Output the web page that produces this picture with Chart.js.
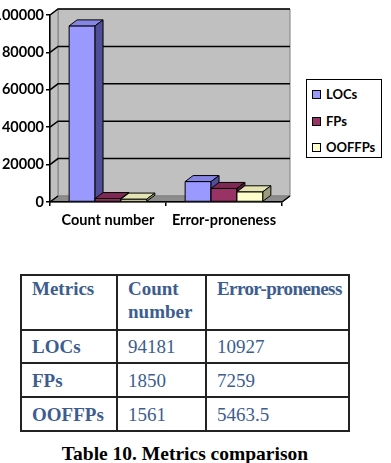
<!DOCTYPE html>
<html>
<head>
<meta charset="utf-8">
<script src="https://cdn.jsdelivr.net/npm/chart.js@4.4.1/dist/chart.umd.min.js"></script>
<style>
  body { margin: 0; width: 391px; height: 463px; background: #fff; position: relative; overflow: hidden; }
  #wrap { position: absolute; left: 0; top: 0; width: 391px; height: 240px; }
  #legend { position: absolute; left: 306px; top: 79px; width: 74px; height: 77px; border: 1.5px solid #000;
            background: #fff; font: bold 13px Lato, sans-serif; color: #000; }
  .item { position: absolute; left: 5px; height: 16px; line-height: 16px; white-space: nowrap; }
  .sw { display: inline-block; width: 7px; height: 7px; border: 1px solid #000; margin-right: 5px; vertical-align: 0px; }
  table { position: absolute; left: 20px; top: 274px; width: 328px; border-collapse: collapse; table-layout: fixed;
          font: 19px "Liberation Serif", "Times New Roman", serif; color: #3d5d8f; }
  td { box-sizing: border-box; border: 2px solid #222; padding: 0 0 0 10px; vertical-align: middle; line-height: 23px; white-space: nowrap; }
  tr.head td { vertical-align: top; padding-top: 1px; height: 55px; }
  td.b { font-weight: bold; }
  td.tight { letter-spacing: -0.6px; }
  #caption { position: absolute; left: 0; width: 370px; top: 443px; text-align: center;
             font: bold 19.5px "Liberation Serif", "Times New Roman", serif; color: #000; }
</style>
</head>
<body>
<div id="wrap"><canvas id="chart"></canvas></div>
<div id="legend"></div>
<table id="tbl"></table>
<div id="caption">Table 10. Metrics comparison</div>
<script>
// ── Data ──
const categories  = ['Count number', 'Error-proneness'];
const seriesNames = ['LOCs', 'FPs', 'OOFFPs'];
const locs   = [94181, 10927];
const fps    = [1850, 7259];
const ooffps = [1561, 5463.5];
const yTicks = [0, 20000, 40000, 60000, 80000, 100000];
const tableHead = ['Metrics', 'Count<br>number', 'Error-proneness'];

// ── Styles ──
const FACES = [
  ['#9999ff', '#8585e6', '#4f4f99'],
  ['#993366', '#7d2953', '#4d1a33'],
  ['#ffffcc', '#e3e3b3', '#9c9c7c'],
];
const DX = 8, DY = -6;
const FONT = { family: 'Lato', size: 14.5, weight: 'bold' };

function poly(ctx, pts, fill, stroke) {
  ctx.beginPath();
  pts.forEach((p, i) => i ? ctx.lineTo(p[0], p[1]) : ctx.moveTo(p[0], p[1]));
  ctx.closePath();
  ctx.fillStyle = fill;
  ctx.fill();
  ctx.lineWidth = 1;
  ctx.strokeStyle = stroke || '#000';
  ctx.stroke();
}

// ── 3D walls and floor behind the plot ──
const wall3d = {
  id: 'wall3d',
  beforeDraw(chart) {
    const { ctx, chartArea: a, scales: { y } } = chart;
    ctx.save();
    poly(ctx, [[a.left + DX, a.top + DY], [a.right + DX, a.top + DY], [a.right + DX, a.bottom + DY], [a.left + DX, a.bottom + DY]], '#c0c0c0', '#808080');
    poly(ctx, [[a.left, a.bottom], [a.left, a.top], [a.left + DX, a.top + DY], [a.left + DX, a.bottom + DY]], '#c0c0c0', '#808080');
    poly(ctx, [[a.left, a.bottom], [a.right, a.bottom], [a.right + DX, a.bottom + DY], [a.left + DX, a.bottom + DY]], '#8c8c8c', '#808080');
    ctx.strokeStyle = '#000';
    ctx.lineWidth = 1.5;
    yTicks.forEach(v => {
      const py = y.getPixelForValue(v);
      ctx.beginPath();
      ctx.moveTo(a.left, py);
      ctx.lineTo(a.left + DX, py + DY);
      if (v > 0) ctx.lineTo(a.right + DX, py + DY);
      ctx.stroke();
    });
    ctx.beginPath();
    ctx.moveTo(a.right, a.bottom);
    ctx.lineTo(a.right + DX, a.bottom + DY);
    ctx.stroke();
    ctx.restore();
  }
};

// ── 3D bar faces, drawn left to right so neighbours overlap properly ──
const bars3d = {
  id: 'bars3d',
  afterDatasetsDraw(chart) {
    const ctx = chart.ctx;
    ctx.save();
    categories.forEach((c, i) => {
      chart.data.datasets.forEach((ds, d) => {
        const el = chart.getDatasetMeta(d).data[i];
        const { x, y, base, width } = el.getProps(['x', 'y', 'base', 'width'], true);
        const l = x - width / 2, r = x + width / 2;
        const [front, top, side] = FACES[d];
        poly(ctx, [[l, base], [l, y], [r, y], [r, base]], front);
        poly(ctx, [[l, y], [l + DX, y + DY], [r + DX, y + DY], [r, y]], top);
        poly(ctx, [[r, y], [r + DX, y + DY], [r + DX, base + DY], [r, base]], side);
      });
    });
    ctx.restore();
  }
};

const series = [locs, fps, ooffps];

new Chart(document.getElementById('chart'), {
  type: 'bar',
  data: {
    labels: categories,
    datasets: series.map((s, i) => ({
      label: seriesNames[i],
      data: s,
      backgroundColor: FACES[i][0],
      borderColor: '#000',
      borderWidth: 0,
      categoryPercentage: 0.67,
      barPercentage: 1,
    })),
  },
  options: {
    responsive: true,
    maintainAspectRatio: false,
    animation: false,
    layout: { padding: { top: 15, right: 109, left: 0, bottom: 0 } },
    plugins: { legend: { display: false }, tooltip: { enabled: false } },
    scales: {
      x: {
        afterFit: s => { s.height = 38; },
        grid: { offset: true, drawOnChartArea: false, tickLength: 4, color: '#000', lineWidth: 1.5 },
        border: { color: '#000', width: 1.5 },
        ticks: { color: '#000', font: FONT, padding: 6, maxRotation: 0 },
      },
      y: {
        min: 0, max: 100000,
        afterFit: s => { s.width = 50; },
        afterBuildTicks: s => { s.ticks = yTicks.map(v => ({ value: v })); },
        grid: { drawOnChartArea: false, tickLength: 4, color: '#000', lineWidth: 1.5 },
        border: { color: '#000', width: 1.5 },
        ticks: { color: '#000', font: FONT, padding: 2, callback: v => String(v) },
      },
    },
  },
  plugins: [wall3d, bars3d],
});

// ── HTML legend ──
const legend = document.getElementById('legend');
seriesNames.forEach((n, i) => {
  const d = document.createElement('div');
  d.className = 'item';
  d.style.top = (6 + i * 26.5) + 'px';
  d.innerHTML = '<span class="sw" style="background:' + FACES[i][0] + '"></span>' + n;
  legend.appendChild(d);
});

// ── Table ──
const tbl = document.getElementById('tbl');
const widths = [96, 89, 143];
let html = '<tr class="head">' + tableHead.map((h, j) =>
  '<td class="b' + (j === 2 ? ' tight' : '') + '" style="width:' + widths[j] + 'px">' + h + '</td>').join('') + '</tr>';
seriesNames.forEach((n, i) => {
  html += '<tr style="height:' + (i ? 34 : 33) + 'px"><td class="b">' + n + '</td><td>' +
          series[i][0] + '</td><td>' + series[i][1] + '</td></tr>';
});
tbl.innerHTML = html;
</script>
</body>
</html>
--*--
AIM OF THE EXERCISE => Repeat the material verbatim. Do not carry over any picture.

WRITTEN RESPONSE =>
Output the web page that produces this picture with Chart.js.
<!DOCTYPE html>
<html>
<head>
<meta charset="utf-8">
<script src="https://cdn.jsdelivr.net/npm/chart.js@4.4.1/dist/chart.umd.min.js"></script>
<style>
  body { margin: 0; width: 391px; height: 463px; background: #fff; position: relative; overflow: hidden; }
  #wrap { position: absolute; left: 0; top: 0; width: 391px; height: 240px; }
  #legend { position: absolute; left: 306px; top: 79px; width: 74px; height: 77px; border: 1.5px solid #000;
            background: #fff; font: bold 13px Lato, sans-serif; color: #000; }
  .item { position: absolute; left: 5px; height: 16px; line-height: 16px; white-space: nowrap; }
  .sw { display: inline-block; width: 7px; height: 7px; border: 1px solid #000; margin-right: 5px; vertical-align: 0px; }
  table { position: absolute; left: 20px; top: 274px; width: 328px; border-collapse: collapse; table-layout: fixed;
          font: 19px "Liberation Serif", "Times New Roman", serif; color: #3d5d8f; }
  td { box-sizing: border-box; border: 2px solid #222; padding: 0 0 0 10px; vertical-align: middle; line-height: 23px; white-space: nowrap; }
  tr.head td { vertical-align: top; padding-top: 1px; height: 55px; }
  td.b { font-weight: bold; }
  td.tight { letter-spacing: -0.6px; }
  #caption { position: absolute; left: 0; width: 370px; top: 443px; text-align: center;
             font: bold 19.5px "Liberation Serif", "Times New Roman", serif; color: #000; }
</style>
</head>
<body>
<div id="wrap"><canvas id="chart"></canvas></div>
<div id="legend"></div>
<table id="tbl"></table>
<div id="caption">Table 10. Metrics comparison</div>
<script>
// ── Data ──
const categories  = ['Count number', 'Error-proneness'];
const seriesNames = ['LOCs', 'FPs', 'OOFFPs'];
const locs   = [94181, 10927];
const fps    = [1850, 7259];
const ooffps = [1561, 5463.5];
const yTicks = [0, 20000, 40000, 60000, 80000, 100000];
const tableHead = ['Metrics', 'Count<br>number', 'Error-proneness'];

// ── Styles ──
const FACES = [
  ['#9999ff', '#8585e6', '#4f4f99'],
  ['#993366', '#7d2953', '#4d1a33'],
  ['#ffffcc', '#e3e3b3', '#9c9c7c'],
];
const DX = 8, DY = -6;
const FONT = { family: 'Lato', size: 14.5, weight: 'bold' };

function poly(ctx, pts, fill, stroke) {
  ctx.beginPath();
  pts.forEach((p, i) => i ? ctx.lineTo(p[0], p[1]) : ctx.moveTo(p[0], p[1]));
  ctx.closePath();
  ctx.fillStyle = fill;
  ctx.fill();
  ctx.lineWidth = 1;
  ctx.strokeStyle = stroke || '#000';
  ctx.stroke();
}

// ── 3D walls and floor behind the plot ──
const wall3d = {
  id: 'wall3d',
  beforeDraw(chart) {
    const { ctx, chartArea: a, scales: { y } } = chart;
    ctx.save();
    poly(ctx, [[a.left + DX, a.top + DY], [a.right + DX, a.top + DY], [a.right + DX, a.bottom + DY], [a.left + DX, a.bottom + DY]], '#c0c0c0', '#808080');
    poly(ctx, [[a.left, a.bottom], [a.left, a.top], [a.left + DX, a.top + DY], [a.left + DX, a.bottom + DY]], '#c0c0c0', '#808080');
    poly(ctx, [[a.left, a.bottom], [a.right, a.bottom], [a.right + DX, a.bottom + DY], [a.left + DX, a.bottom + DY]], '#8c8c8c', '#808080');
    ctx.strokeStyle = '#000';
    ctx.lineWidth = 1.5;
    yTicks.forEach(v => {
      const py = y.getPixelForValue(v);
      ctx.beginPath();
      ctx.moveTo(a.left, py);
      ctx.lineTo(a.left + DX, py + DY);
      if (v > 0) ctx.lineTo(a.right + DX, py + DY);
      ctx.stroke();
    });
    ctx.beginPath();
    ctx.moveTo(a.right, a.bottom);
    ctx.lineTo(a.right + DX, a.bottom + DY);
    ctx.stroke();
    ctx.restore();
  }
};

// ── 3D bar faces, drawn left to right so neighbours overlap properly ──
const bars3d = {
  id: 'bars3d',
  afterDatasetsDraw(chart) {
    const ctx = chart.ctx;
    ctx.save();
    categories.forEach((c, i) => {
      chart.data.datasets.forEach((ds, d) => {
        const el = chart.getDatasetMeta(d).data[i];
        const { x, y, base, width } = el.getProps(['x', 'y', 'base', 'width'], true);
        const l = x - width / 2, r = x + width / 2;
        const [front, top, side] = FACES[d];
        poly(ctx, [[l, base], [l, y], [r, y], [r, base]], front);
        poly(ctx, [[l, y], [l + DX, y + DY], [r + DX, y + DY], [r, y]], top);
        poly(ctx, [[r, y], [r + DX, y + DY], [r + DX, base + DY], [r, base]], side);
      });
    });
    ctx.restore();
  }
};

const series = [locs, fps, ooffps];

new Chart(document.getElementById('chart'), {
  type: 'bar',
  data: {
    labels: categories,
    datasets: series.map((s, i) => ({
      label: seriesNames[i],
      data: s,
      backgroundColor: FACES[i][0],
      borderColor: '#000',
      borderWidth: 0,
      categoryPercentage: 0.67,
      barPercentage: 1,
    })),
  },
  options: {
    responsive: true,
    maintainAspectRatio: false,
    animation: false,
    layout: { padding: { top: 15, right: 109, left: 0, bottom: 0 } },
    plugins: { legend: { display: false }, tooltip: { enabled: false } },
    scales: {
      x: {
        afterFit: s => { s.height = 38; },
        grid: { offset: true, drawOnChartArea: false, tickLength: 4, color: '#000', lineWidth: 1.5 },
        border: { color: '#000', width: 1.5 },
        ticks: { color: '#000', font: FONT, padding: 6, maxRotation: 0 },
      },
      y: {
        min: 0, max: 100000,
        afterFit: s => { s.width = 50; },
        afterBuildTicks: s => { s.ticks = yTicks.map(v => ({ value: v })); },
        grid: { drawOnChartArea: false, tickLength: 4, color: '#000', lineWidth: 1.5 },
        border: { color: '#000', width: 1.5 },
        ticks: { color: '#000', font: FONT, padding: 2, callback: v => String(v) },
      },
    },
  },
  plugins: [wall3d, bars3d],
});

// ── HTML legend ──
const legend = document.getElementById('legend');
seriesNames.forEach((n, i) => {
  const d = document.createElement('div');
  d.className = 'item';
  d.style.top = (6 + i * 26.5) + 'px';
  d.innerHTML = '<span class="sw" style="background:' + FACES[i][0] + '"></span>' + n;
  legend.appendChild(d);
});

// ── Table ──
const tbl = document.getElementById('tbl');
const widths = [96, 89, 143];
let html = '<tr class="head">' + tableHead.map((h, j) =>
  '<td class="b' + (j === 2 ? ' tight' : '') + '" style="width:' + widths[j] + 'px">' + h + '</td>').join('') + '</tr>';
seriesNames.forEach((n, i) => {
  html += '<tr style="height:' + (i ? 34 : 33) + 'px"><td class="b">' + n + '</td><td>' +
          series[i][0] + '</td><td>' + series[i][1] + '</td></tr>';
});
tbl.innerHTML = html;
</script>
</body>
</html>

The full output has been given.